What you need to do —
Render the material again word for word, skipping the pictures in it.

Given information —
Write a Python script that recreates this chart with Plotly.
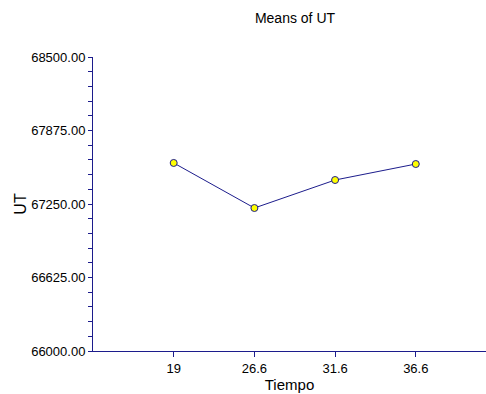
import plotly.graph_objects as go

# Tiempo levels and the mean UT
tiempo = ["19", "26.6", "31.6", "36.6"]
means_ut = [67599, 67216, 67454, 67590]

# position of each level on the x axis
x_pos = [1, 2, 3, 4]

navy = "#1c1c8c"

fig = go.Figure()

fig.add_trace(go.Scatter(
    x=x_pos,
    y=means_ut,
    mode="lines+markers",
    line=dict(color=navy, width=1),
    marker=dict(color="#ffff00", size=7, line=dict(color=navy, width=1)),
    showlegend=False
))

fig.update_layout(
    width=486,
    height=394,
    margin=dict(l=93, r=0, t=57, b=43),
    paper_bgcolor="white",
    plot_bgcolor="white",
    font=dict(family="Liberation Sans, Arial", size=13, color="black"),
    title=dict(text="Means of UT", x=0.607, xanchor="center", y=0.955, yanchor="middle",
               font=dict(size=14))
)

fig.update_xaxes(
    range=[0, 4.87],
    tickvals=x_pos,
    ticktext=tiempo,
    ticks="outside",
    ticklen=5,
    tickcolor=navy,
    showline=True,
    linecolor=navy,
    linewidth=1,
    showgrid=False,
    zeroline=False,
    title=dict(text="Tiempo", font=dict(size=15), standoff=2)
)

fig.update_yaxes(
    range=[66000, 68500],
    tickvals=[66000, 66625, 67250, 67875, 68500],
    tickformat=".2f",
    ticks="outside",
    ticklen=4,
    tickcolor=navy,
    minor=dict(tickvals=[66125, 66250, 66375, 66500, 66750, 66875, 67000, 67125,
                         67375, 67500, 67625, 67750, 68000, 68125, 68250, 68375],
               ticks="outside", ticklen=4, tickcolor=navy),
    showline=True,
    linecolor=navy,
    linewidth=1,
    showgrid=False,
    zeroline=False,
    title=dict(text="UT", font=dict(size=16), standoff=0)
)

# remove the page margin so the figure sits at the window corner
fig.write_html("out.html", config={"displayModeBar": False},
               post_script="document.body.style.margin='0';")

Complete answer —
Write a Python script that recreates this chart with Plotly.
import plotly.graph_objects as go

# Tiempo levels and the mean UT
tiempo = ["19", "26.6", "31.6", "36.6"]
means_ut = [67599, 67216, 67454, 67590]

# position of each level on the x axis
x_pos = [1, 2, 3, 4]

navy = "#1c1c8c"

fig = go.Figure()

fig.add_trace(go.Scatter(
    x=x_pos,
    y=means_ut,
    mode="lines+markers",
    line=dict(color=navy, width=1),
    marker=dict(color="#ffff00", size=7, line=dict(color=navy, width=1)),
    showlegend=False
))

fig.update_layout(
    width=486,
    height=394,
    margin=dict(l=93, r=0, t=57, b=43),
    paper_bgcolor="white",
    plot_bgcolor="white",
    font=dict(family="Liberation Sans, Arial", size=13, color="black"),
    title=dict(text="Means of UT", x=0.607, xanchor="center", y=0.955, yanchor="middle",
               font=dict(size=14))
)

fig.update_xaxes(
    range=[0, 4.87],
    tickvals=x_pos,
    ticktext=tiempo,
    ticks="outside",
    ticklen=5,
    tickcolor=navy,
    showline=True,
    linecolor=navy,
    linewidth=1,
    showgrid=False,
    zeroline=False,
    title=dict(text="Tiempo", font=dict(size=15), standoff=2)
)

fig.update_yaxes(
    range=[66000, 68500],
    tickvals=[66000, 66625, 67250, 67875, 68500],
    tickformat=".2f",
    ticks="outside",
    ticklen=4,
    tickcolor=navy,
    minor=dict(tickvals=[66125, 66250, 66375, 66500, 66750, 66875, 67000, 67125,
                         67375, 67500, 67625, 67750, 68000, 68125, 68250, 68375],
               ticks="outside", ticklen=4, tickcolor=navy),
    showline=True,
    linecolor=navy,
    linewidth=1,
    showgrid=False,
    zeroline=False,
    title=dict(text="UT", font=dict(size=16), standoff=0)
)

# remove the page margin so the figure sits at the window corner
fig.write_html("out.html", config={"displayModeBar": False},
               post_script="document.body.style.margin='0';")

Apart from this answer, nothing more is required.